"I'm in the hospital and will be offline for the coming weeks. My water broke this morning (two months early). The doctors are monitoring me and trying to figure out if the baby wants to come out."
It feels like a lifetime ago when I sent this abrupt out-of-office message from the triage room of the hospital. As I look back on the past few months of parental leave, I marvel at how time seemed to have simultaneously crawled forward in seconds and flew by in weeks ("The days are long, but the years are short," goes the common refrain).
Right now, I am feeling the familiar wave of jitters that typically mark a major life milestone, like moving to a new country, graduating from college and law school, taking the bar exam, or starting a new job.
I want to capture this particularly moment in time--the night before I go back to work--so I can look back on it later. Perhaps someone else out there who has similar feelings will be comforted by the fact that they are not alone. Along that vein, I want to dedicate this post to all the lawyer-moms (and dads) out there who are helping me navigate this transition.
So how am I feeling? Trepidation. Worry. Nervous excitement. I am not weeping (for now), so maybe that is a temporary win.
My biggest concern is that I will regret not managing my time better during my parental leave. My husband will be the first to tell you that I do not do well with idle time. Early in my leave, I wrote--and checked off--lengthy to-do lists every day (I'm sorry! I can't help it!). I read books about parenting; researched and bought baby products; tried different activities with Billable Baby; tackled endless chores; and dedicated time to various non-work, non-family commitments). It was important to me to feel productive, even during the unstructured, unpredictable days of new parenthood.
Over time, as we settled into more of a routine, I added one more item to the to-do lists: enjoy my baby. This was an incredibly useful piece of advice my husband and I received. Sometimes, the best use of time as a parent is to just be 100% present with our kids. At the same time, I felt that my entire identity and my whole day did not need to only revolve around my kid (says the person with a blog called "Billable Baby," ha!). During my leave, I found it fairly easy to allocate what I thought was enough time to my family, my personal relationships, my hobbies, and my non-work commitments. But once you add a full-time job into the mix, achieving the optimal allocation necessarily becomes more challenging. I did not want to end my parental leave with the regret that I did not spend enough quality time with Billable Baby. To be clear, I don't regret anything right now, but I think it will be interesting to re-evaluate in a few months' time.

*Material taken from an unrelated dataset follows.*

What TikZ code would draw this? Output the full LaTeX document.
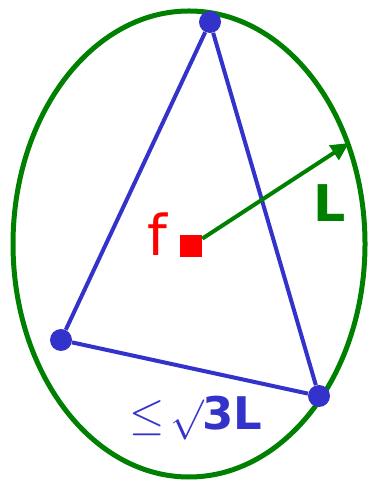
\documentclass[tikz,border=0pt]{standalone}
\usepackage{fontspec}
\setmainfont{DejaVu Sans}
\usepackage{amsmath, amssymb}
\usepackage{graphicx}
\usetikzlibrary{arrows.meta}
\definecolor{dgreen}{RGB}{0,128,0}
\definecolor{tblue}{RGB}{51,51,204}

\begin{document}
\begin{tikzpicture}[scale=1.0,
  vertex/.style={circle, fill=tblue, inner sep=0pt, minimum size=0.55cm},
  side/.style={draw=tblue, line width=0.1cm}]
  \useasboundingbox (0,0) rectangle (9.3,12.05);

  % enclosing ellipse
  \draw[dgreen, line width=0.125cm] (4.725,5.95) ellipse (4.4 and 5.825);

  % triangle corners
  \node[vertex] (top) at (5.25,11.5) {};
  \node[vertex] (left) at (1.525,3.55) {};
  \node[vertex] (right) at (7.975,2.15) {};

  % triangle sides
  \draw[side] (top) -- (left) -- (right) -- (top);

  % point f
  \node[rectangle, fill=red, inner sep=0pt, minimum size=0.55cm] (f) at (4.775,5.9) {};
  \node[red, font=\fontsize{40}{40}\selectfont] (flabel) at (3.925,6.2) {f};

  % radius L
  \coordinate (tip) at (8.725,8.475);
  \draw[dgreen, line width=0.1cm, -{Triangle[length=0.45cm, width=0.42cm]}] (f) -- (tip);
  \node[dgreen, font=\bfseries\fontsize{36}{36}\selectfont] (rlabel) at (8.25,6.975) {L};

  % side bound
  \node[tblue, font=\fontsize{32}{32}\selectfont] (bound) at (4.9,1.6)
    {\scalebox{1.3}{$\leq$}\kern4pt\scalebox{1.15}{$\surd$}\kern-1pt\textbf{3L}};
\end{tikzpicture}
\end{document}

Another dominant emotion at the moment is relief. Specifically, I feel relieved that I got to spend 23 weeks at home with Billable Baby. I cobbled together my six-months of paid leave with sick leave and short-term disability (while I was in the hospital), generous primary-care leave offered by my job, and vacation days. I originally wanted to downplay how long I had been away from work. The thinking was that I could sneak away, have a baby, and slip back into the office rhythm before anyone even noticed I was gone. But I realized it was more important to me to normalize long leaves by talking about it.
I thought I had a long leave until I spoke to friends in other countries. Almost all of my mom friends in Canada are planning to take at least a year of parental leave, most of which will be paid (full or reduced salary). In Europe, I hear it is not unusual to take 6-18 months off. Here in the U.S., I see mothers going back to work after three or four weeks. That is mind-boggling, considering the standard postpartum OB appointment is not even until six weeks after the birth. Come on America, do better!
One more thought on this point, perhaps geared toward dual-corporate-career couples: we should further normalize fathers taking primary caregiver leave. This is already an increasingly common occurrence. I was thrilled to hear that several male colleagues and friends recently took the full primary leave, instead of rushing back to work after two or four short weeks (they mentioned that other parents are particularly supportive of their decision). My husband did not take primary leave, and that has been a source of regret for both us, even though he did manage to take on a significant portion of the childcare responsibilities while working from home. Should we ever have a younger sibling for Billable Baby, we fully plan on having my husband take primary leave, or even stack it on top of my primary leave, if possible.
Speaking of my husband, he wanted to end this post with a guest post (more like a blurb, you blog-luddite). Here it is:
I want to first note how incredibly proud I am of the grit that my wife has displayed through these past six months. This includes the strength with which she dealt with unexpected adversity and also the dedication with which she threw herself into the day-to-day of parenting. This initial phase of parenting has been a wild ride, bringing challenges that neither of us type-A, plan-everything-in-spreadsheets gunners were prepared for, and she has handled them wonderfully.
As we enter a month of significant transitions, I feel excited to see how we will take on new opportunities at work. Coupled with that excitement is anxiety: our new schedules, our new child care arrangement (much more on that in a future post!), but most of all, our ability to strike a balance between career and family. The last half-year has redefined our relationships with our parents, with each other, and with this new member of our nuclear family. I am hopeful that even as we return to full-time (150% allocation) jobs, we will set aside time to nurture the bonds that have been growing.